Exercising with a Cold

It’s coming up to that time of year where most of us experience the horrors of blocked noses, chesty coughs and itchy throats. Find out some easy exercises that can help keep you active during these times.

When we’re ill, all we feel like doing is lying on a couch, wrapped in a blanket watching Netflix all day. However, some of us still want to keep moving, and light exercise can actually make you feel better. You don’t want to push it too much though, as working your body whilst it’s already weak isn’t good for you. We’ve put together a list of some light exercise that don’t put too much stress on your body (but cosying up is okay too.)

 

1.       Walking

A short 20 minute walk can help you reap the benefits of regular exercise without requiring too much energy. If your sinuses are blocked, walking encourages deep breathing which can help to open up the passages. If walking is making you feel worse, just go back home and rest. Remember to wrap up warm to prevent you getting more ill!

 

2.       Running

If you’re a regular runner, those no reason a common cold should stop you doing what you do. If you feel up to a jog rather than walking, you still experience the similar benefits as running is a natural decongestant. Don’t run with flu-like symptoms however, you may over exert your body.

 

3.       Yoga

Having a common cold releases stress hormones in the body to help fight infections. Stress-relieving techniques like yoga are believed to perhaps boost immunity as well as the gentle stretching relieving the aches and pains that come with a cold. You can stick to slower styles of practice and restorative positions if you’re worried about overdoing it.

 

4.       Dance

Cardio dance classes like Zumba can serve as a stress reduction technique.

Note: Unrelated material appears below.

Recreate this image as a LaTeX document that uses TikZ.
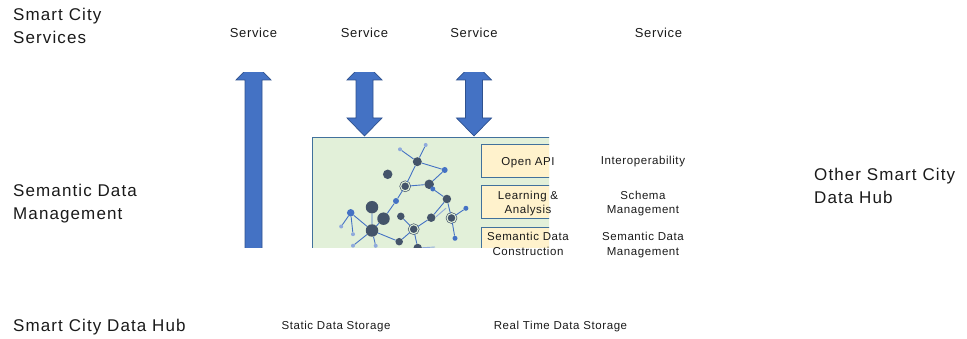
\documentclass[tikz,border=0pt]{standalone}
\usepackage{fontspec}
\setmainfont{Liberation Sans}
\newfontfamily\bigfont{Liberation Sans}[LetterSpace=6.5]
\newfontfamily\svcfont{Liberation Sans}[LetterSpace=5]
\newfontfamily\smfont{Liberation Sans}[LetterSpace=5]

\definecolor{arrowblue}{HTML}{4472C4}
\definecolor{arrowedge}{HTML}{2F528F}
\definecolor{panelgreen}{HTML}{E2F0D9}
\definecolor{paneledge}{HTML}{41719C}
\definecolor{cream}{HTML}{FFF2CC}
\definecolor{dotdark}{HTML}{44546A}
\definecolor{dotblue}{HTML}{4472C4}
\definecolor{dotlight}{HTML}{8FAADC}
\definecolor{inkgray}{HTML}{1A1A1A}

\begin{document}
\begin{tikzpicture}[x=1pt,y=-1pt,
  biglabel/.style={font=\bigfont\fontsize{17}{23}\selectfont, text=inkgray, align=left, anchor=base west, inner sep=0pt},
  svclabel/.style={font=\svcfont\fontsize{13}{15}\selectfont, text=inkgray, anchor=base, inner sep=0pt},
  smlabel/.style={font=\smfont\fontsize{11.5}{14.3}\selectfont, text=inkgray, align=center, anchor=base, inner sep=0pt},
  bigarrow/.style={fill=arrowblue, draw=arrowedge, line width=0.7pt, line join=miter},
  bond/.style={draw=dotblue, line width=0.9pt},
  faintbond/.style={draw=dotlight, line width=0.9pt},
  atom/.style={circle, inner sep=0pt, minimum size=#1},
  darkatom/.style={atom=#1, fill=dotdark},
  blueatom/.style={atom=#1, fill=dotblue},
  lightatom/.style={atom=4pt, fill=dotlight},
  ringatom/.style={atom=9pt, fill=dotdark, draw=dotdark, double=panelgreen, double distance=1.1pt, line width=0.65pt},
]
\useasboundingbox (0,0) rectangle (967,339);

% ---- row labels ----
\node[biglabel] (lblservices) at (13,43.7) {Smart City\\Services};
\node[biglabel] (lblsemantic) at (13,219.7) {Semantic Data\\Management};
\node[biglabel] (lblhub) at (13,331.7) {Smart City Data Hub};
\node[biglabel] (lblother) at (814,203.7) {Other Smart City\\Data Hub};

% ---- services ----
\node[svclabel] (svc1) at (253.5,37.3) {Service};
\node[svclabel] (svc2) at (364.5,37.3) {Service};
\node[svclabel] (svc3) at (474,37.3) {Service};
\node[svclabel] (svc4) at (658.5,37.3) {Service};

% ---- block arrows ----
\begin{scope}
  \clip (0,73) rectangle (967,248);
  \path[bigarrow] (253.5,62) -- (271,80) -- (262,80) -- (262,300) -- (245,300)
        -- (245,80) -- (236,80) -- cycle;
  \path[bigarrow] (364.5,62) -- (382,80) -- (373,80) -- (373,118) -- (382,118)
        -- (364.5,136) -- (347,118) -- (356,118) -- (356,80) -- (347,80) -- cycle;
  \path[bigarrow] (474,62) -- (491.5,80) -- (482.5,80) -- (482.5,118) -- (491.5,118)
        -- (474,136) -- (456.5,118) -- (465.5,118) -- (465.5,80) -- (456.5,80) -- cycle;
\end{scope}

% ---- semantic data panel ----
\begin{scope}
  \clip (311.5,136.5) rectangle (549,248);
  \path[fill=panelgreen, draw=paneledge, line width=0.7pt] (312,137) rectangle (570,270);
  \path[fill=cream, draw=paneledge, line width=0.7pt] (481,144) rectangle (570,177);
  \path[fill=cream, draw=paneledge, line width=0.7pt] (481,185) rectangle (570,218);
  \path[fill=cream, draw=paneledge, line width=0.7pt] (481,227) rectangle (570,270);

  % network graphic
  \node[lightatom] (a1) at (400,149.3) {};
  \node[lightatom] (a2) at (425.7,145) {};
  \node[darkatom=9pt] (a3) at (417.3,161.7) {};
  \node[blueatom=6pt] (a4) at (444.7,170) {};
  \node[darkatom=9.5pt] (a5) at (387.7,174.3) {};
  \node[ringatom] (a6) at (405.2,186.3) {};
  \node[darkatom=9.5pt] (a7) at (429.2,184.3) {};
  \node[blueatom=5pt] (a8) at (432.8,189) {};
  \node[blueatom=6pt] (a9) at (396,201) {};
  \node[darkatom=8.5pt] (a10) at (446.9,199) {};
  \node[blueatom=5pt] (a11) at (465.9,208.3) {};
  \node[ringatom] (a12) at (451.5,218) {};
  \node[darkatom=12.5pt] (a13) at (372,207.2) {};
  \node[darkatom=12.5pt] (a14) at (383.5,218.7) {};
  \node[blueatom=7.5pt] (a15) at (350.7,212.8) {};
  \node[darkatom=7.5pt] (a16) at (400.8,216.3) {};
  \node[darkatom=8.5pt] (a17) at (431.2,217.7) {};
  \node[ringatom] (a18) at (413.7,229.2) {};
  \node[darkatom=12.5pt] (a19) at (372,230.5) {};
  \node[lightatom] (a20) at (341.2,226.5) {};
  \node[lightatom] (a21) at (353,234.2) {};
  \node[lightatom] (a22) at (353,245.7) {};
  \node[lightatom] (a23) at (375.7,245.8) {};
  \node[darkatom=7.5pt] (a24) at (399.2,241.7) {};
  \node[darkatom=8.5pt] (a25) at (417.7,248) {};
  \node[blueatom=5pt] (a26) at (455,238.3) {};
  \coordinate (t1) at (435,247);
  \coordinate (f1) at (436,216.8);
  \coordinate (f2) at (446,208.2);

  \path[bond] (a1) -- (a3) (a2) -- (a3) (a3) -- (a4) (a3) -- (a6)
    (a4) -- (a7) (a6) -- (a7) (a7) -- (a8) (a8) -- (a10)
    (a6) -- (a9) (a9) -- (a14)
    (a10) -- (a17) (a10) -- (a12) (a12) -- (a11) (a12) -- (a26)
    (a17) -- (a18) (a16) -- (a18) (a18) -- (a24) (a18) -- (a25)
    (a19) -- (a15) (a19) -- (a13) (a19) -- (a14) (a19) -- (a22)
    (a19) -- (a23) (a19) -- (a24)
    (a15) -- (a20) (a15) -- (a21);
  \path[faintbond] (a25) -- (t1) (f1) -- (f2);
\end{scope}

% ---- function boxes and their roles ----
\node[smlabel] (fopen) at (528,165.5) {Open API};
\node[smlabel] (flearn) at (528,213.8) {Learning \&\\Analysis};
\node[smlabel] (fconstr) at (528,255.3) {Semantic Data\\Construction};
\node[smlabel] (rinter) at (643,164.5) {Interoperability};
\node[smlabel] (rschema) at (643,213.7) {Schema\\Management};
\node[smlabel] (rsemdm) at (643,255.3) {Semantic Data\\Management};

% ---- storage ----
\node[smlabel] (static) at (336,329.5) {Static Data Storage};
\node[smlabel] (realtime) at (560.5,329.5) {Real Time Data Storage};
\end{tikzpicture}
\end{document}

Dance classes are usually low impact, so you build up a sweat without putting too much stress on joints and aggravating your headache. Dancing also allows you to take your own pace, which can be useful when feeling under the weather.

 

Other activities can be hit and miss. Swimming, for example, can help you feel fresh but it may be difficult to do when your congested and unable to breathe properly. Biking can be a nice light excericse, but can dry out your nasal passages and increase sore throat symptoms and cause a runny nose. It all depends on what kind of activity you usually do and how you’re feeling.

 

Just remember not to overdo it. Using up too much of your already low energy levels can make you feel worse and extend the length of your illness.